The works featuring in “WORLDBUILDING” are all very different from each other in terms of scale, scope and purpose, but also in form and function. Some, such as Danielle Brathwaite-Shirley’s “SHE KEEPS ME DAMN ALIVE” are veritable video games. In this installation, the British artist raises awareness about the lives and circumstances of Black transgender people. She challenges players to protect this marginalized community in three scenarios: the ocean, the dungeon and the city. Visitors are equipped with a pink gun, which is textured like a brain, to eliminate threats to the game’s characters. This is not an invitation to shoot on sight, but rather to question the (illusory) power of a gun.

Meanwhile, “The Great Adventure of Material World” by Lu Yang is a three-channel installation that looks, at first glance, like a classic role-playing game. Visitors are invited to play the character of the Material World Knight.
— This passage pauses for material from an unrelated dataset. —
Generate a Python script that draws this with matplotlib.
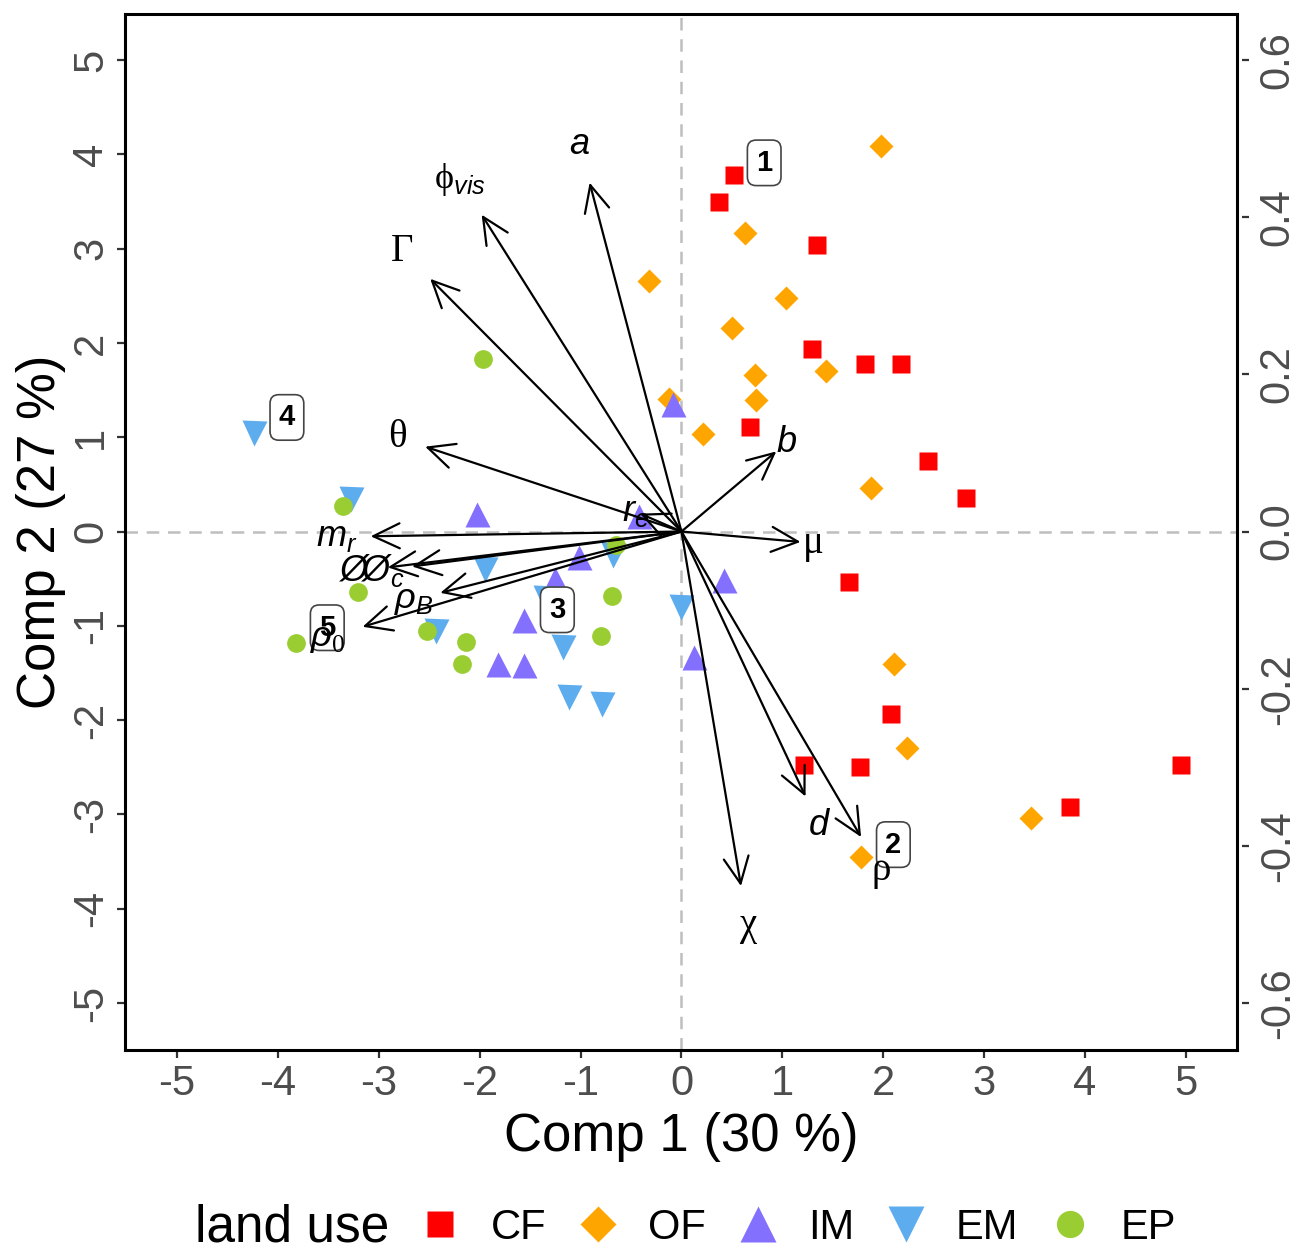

The goal? To complete several quests while fighting enemies. But, as in all of Lu Yang’s works, the game is a pretext to address existentialist themes. “[W]e create various ideologies, mental states, and social systems in order to rationalize and justify the Material World,” explains the Chinese artist through one of their other characters, Uterus Man.

The “WORLDBUILDING” exhibition shows how visual artists use the aesthetics of video games to address issues relating to our existence through virtual worlds. And internet users are devoting more and more time to them, it seems. According to GWI data, digital consumers now spend 6 hours and 58 minutes a day on the internet. No doubt some of these hours are spent gaming, as Hans Ulrich Obrist points out. “In 2021, 2.8 billion people — almost a third of the world’s population — played video games, making a niche pastime into the biggest mass phenomenon of our time. Many people spend hours every day in a parallel world and live a multitude of different lives,” the curator said in a statement.

Art lovers will be able to discover the creations of Ed Atkins, JODI, Peggy Ahwesh, Lawrence Lek, Meriem Bennani and Cao Fei featured in “WORLDBUILDING” until December 10, 2023, at the Julia Stoschek Collection in Düsseldorf. The exhibition will then head to the Centre Pompidou-Metz in France, from June 2023 to January 2024.